A few days later, Jesus unveils his glory while on a mountaintop with Peter, James and John; God booms his love for his Son. But once they travel back down the mountain, they’re greeted by the world’s brokenness again. A father has brought his young demon-possessed son to the disciples, but they aren’t able to drive out the evil spirit. Jesus does—this kind of demon can be removed only by prayer.
A rich man comes to Jesus; he has lived an outwardly righteous life but wants to know how to gain eternal life. The man’s possessions are a hindrance to him, so Jesus instructs him to give away all he owns. The rich man looks disheartened and walks away sad. Jesus explains that the cost of following him is high, but anyone who sacrifices for him will receive blessings in this life—along with persecutions—but also eternal life in the future.
Jesus and his disciples start their trek to Jerusalem, and he shares once more that he will lose his life there, but that God will raise him from the dead.
The King’s Heart
It had been a long, long time to be misunderstood. God yearned for his people to know him, but early on they broke their connection with him, leaving them fatally sick and spiritually blind.

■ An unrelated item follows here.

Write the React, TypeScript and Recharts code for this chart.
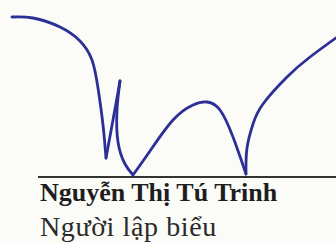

God began the long process of reintroducing himself. He painted pictures of his heart through Passover, at Mount Sinai, in the tabernacle. But blind hearts can’t see even clearly presented truth. God must have heard people talking about him over the years—discussions at synagogues and around dinner tables. How often he must have wanted to break in so he could correct misunderstandings, so he could show himself for who he really is. Who are you, God?
Then Jesus came: “This is my Son, whom I love. Listen to him!” (Mark 9:7).
It must have brought the Father great joy as he watched Jesus live—correcting wrong thinking, loving people and setting them free. Finally his heart was being lived out.
When Peter rebuked Jesus for saying that he must suffer and die, Jesus rebuked him back. Peter was suggesting that there was a shortcut to saving the world, which was what Satan insinuated when he tempted Jesus (see Matthew 4:8-10).